Early impact on workflow and team leverage

Before Kaavio, enrichment work required analysts to manually locate, interpret, and enter product information, often repeating research that already existed somewhere else.

In early reviews of Kaavio-generated output, the customer team saw a dramatic change in how much work was required before human review even began.

"When we were reviewing the sheets...the amount of data we didn't have to go and get, and that was clean, correct and in the sheet — astronomical. So have you saved us time? Yes. You've moved us over into a quality check position instead of a doing position."
— Senior Product Analyst

This marked a fundamental shift in the role of the customer's product data team:

  • Less time spent searching for information
  • More time spent validating, correcting, and applying judgment
  • A workflow designed to scale without linear headcount growth

Early signals on data quality and consistency

Another early indicator came from data accuracy and edge cases. As they pushed the system with difficult products and incomplete inputs, the team saw fewer breakdowns than expected.

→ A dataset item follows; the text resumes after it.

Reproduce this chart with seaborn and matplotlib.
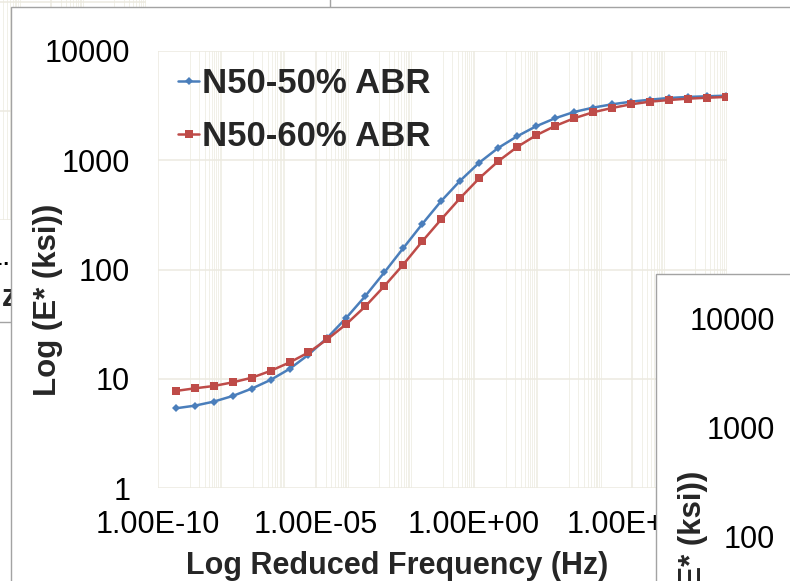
import numpy as np
import pandas as pd
import matplotlib
matplotlib.use("Agg")
import matplotlib.pyplot as plt
import matplotlib.ticker as mticker
from matplotlib.patches import Rectangle
import seaborn as sns

# ---------------- data ----------------
freq = [3.63e-10, 1.45e-9, 5.75e-9, 2.29e-8, 9.12e-8, 3.63e-7, 1.45e-6, 5.75e-6,
        2.29e-5, 9.12e-5, 3.63e-4, 1.45e-3, 5.75e-3, 2.29e-2, 9.12e-2, 0.363,
        1.45, 5.75, 22.9, 91.2, 363, 1450, 5750, 22900, 91200, 363000,
        1.45e6, 5.75e6, 2.29e7, 9.12e7]
e_50 = [5.36, 5.67, 6.17, 6.95, 8.11, 9.75, 12.3, 16.6, 23.8, 36.2, 57.2, 94.2,
        157, 261, 424, 650, 950, 1295, 1656, 2046, 2422, 2766, 3030, 3250, 3436,
        3583, 3715, 3797, 3850, 3900]
e_60 = [7.73, 8.17, 8.58, 9.27, 10.2, 11.8, 14.1, 17.4, 23.0, 31.7, 46.0, 70.6,
        111, 181, 288, 451, 684, 978, 1322, 1692, 2059, 2422, 2748, 3008, 3250,
        3436, 3559, 3660, 3733, 3797]
series = ["N50-50% ABR", "N50-60% ABR"]
x_major = [1e-10, 1e-5, 1e0, 1e5]
y_major = [1, 10, 100, 1000, 10000]

df = pd.DataFrame({
    "freq": freq * 2,
    "E": e_50 + e_60,
    "mix": [series[0]] * len(freq) + [series[1]] * len(freq),
})

# ---------------- style ----------------
sns.set_theme(style="white")
plt.rcParams["font.family"] = ["Liberation Sans", "DejaVu Sans"]

W, H = 790, 581
fig = plt.figure(figsize=(W / 100, H / 100), dpi=100)
fig.patch.set_facecolor("white")

palette = {series[0]: "#4A7EBB", series[1]: "#BE4B48"}
markers = {series[0]: "D", series[1]: "s"}
msizes = {"D": 4.1, "s": 6.3}
GRID = "#ECEAE0"
GRID_MINOR = "#F1F0E8"

minor_x = [k * 10.0 ** n for n in range(-9, 8, 2) for k in range(1, 11)]


def draw_chart(dx, dy, z):
    frame = Rectangle(((11 + dx) / W, 1 - (7 + dy + 583) / H), 900 / W, 583 / H,
                      transform=fig.transFigure, facecolor="white",
                      edgecolor="#A3A3A3", lw=1.0, zorder=z)
    fig.add_artist(frame)
    ax = fig.add_axes([(158 + dx) / W, 1 - (488 + dy) / H, 569 / W, 437 / H],
                      zorder=z + 1)
    ax.set_facecolor("white")
    sns.lineplot(data=df, x="freq", y="E", hue="mix", style="mix",
                 markers=markers, dashes=False, palette=palette, ax=ax,
                 lw=1.8, markeredgewidth=0, sort=False)
    for ln in ax.lines:
        m = ln.get_marker()
        if m in msizes:
            ln.set_markersize(msizes[m])
    ax.set_xscale("log")
    ax.set_yscale("log")
    ax.set_xlim(1e-10, 1e8)
    ax.set_ylim(1, 1e4)
    ax.xaxis.set_major_locator(mticker.FixedLocator(x_major))
    ax.xaxis.set_minor_locator(mticker.FixedLocator(minor_x))
    ax.xaxis.set_minor_formatter(mticker.NullFormatter())
    ax.xaxis.set_major_formatter(mticker.FuncFormatter(lambda v, p: f"{v:.2E}"))
    ax.yaxis.set_major_locator(mticker.FixedLocator(y_major))
    ax.yaxis.set_minor_locator(mticker.NullLocator())
    ax.yaxis.set_major_formatter(mticker.FuncFormatter(lambda v, p: f"{v:g}"))
    ax.set_axisbelow(True)
    ax.grid(which="major", color=GRID, lw=1.1)
    ax.grid(which="minor", axis="x", color=GRID_MINOR, lw=0.7)
    for s in ax.spines.values():
        s.set_visible(False)
    ax.tick_params(axis="x", which="major", length=3.6, width=1,
                   labelsize=22, pad=12, colors="black")
    ax.tick_params(axis="x", which="major", color=GRID)
    ax.tick_params(axis="x", which="minor", length=0)
    ax.tick_params(axis="y", length=0, labelsize=22, pad=20, colors="black")
    ax.set_xlabel("Log Reduced Frequency (Hz)", fontsize=22, fontweight="bold")
    ax.set_ylabel("Log (E* (ksi))", fontsize=22.5, fontweight="bold")
    ax.xaxis.set_label_coords(0.42, -0.144)
    ax.yaxis.set_label_coords(-0.167, 0.43)
    handles, labels = ax.get_legend_handles_labels()
    leg = ax.legend(handles, labels, loc="upper left",
                    bbox_to_anchor=(0.035, 0.963), frameon=False,
                    borderpad=0, borderaxespad=0, handlelength=0.62,
                    handletextpad=0.08, labelspacing=0.58,
                    prop={"size": 25, "weight": "bold",
                          "family": ["Liberation Sans", "DejaVu Sans"]})
    for h in leg.legend_handles:
        m = h.get_marker()
        if m in msizes:
            h.set_markersize(msizes[m])
        h.set_linewidth(1.8)
    return ax


# chart partly hidden behind, main chart, and chart overlapping at bottom right
draw_chart(-581, -268, 1)
draw_chart(0, 0, 3)
draw_chart(645, 267, 5)

fig.savefig("out.png", dpi=100)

"We are trying very hard to stump you, and we have not yet been able to do that."
— Product & Pricing Department Manager

This reinforced a key insight from the collaboration: using the customer's existing catalog as context significantly improved consistency and reduced rework, even across complex and heterogeneous categories.

A foundation for broader impact

Although e-commerce was the initial driver, early results confirmed that improvements to product content flow through the organization.

Because enriched data feeds the customer's PIM and downstream systems, the team now sees a clear path toward:

  • Increasing e-commerce's contribution to revenue
  • Improving SEO and product discoverability
  • Expanding automation across sales and operations
  • Supporting deeper, category-specific attributes without adding operational complexity
  • Scaling enrichment beyond the initial vendor set

As they plan for future growth, product data is no longer viewed as the primary constraint. It has become a strategic asset, supported by a workflow that can evolve over time.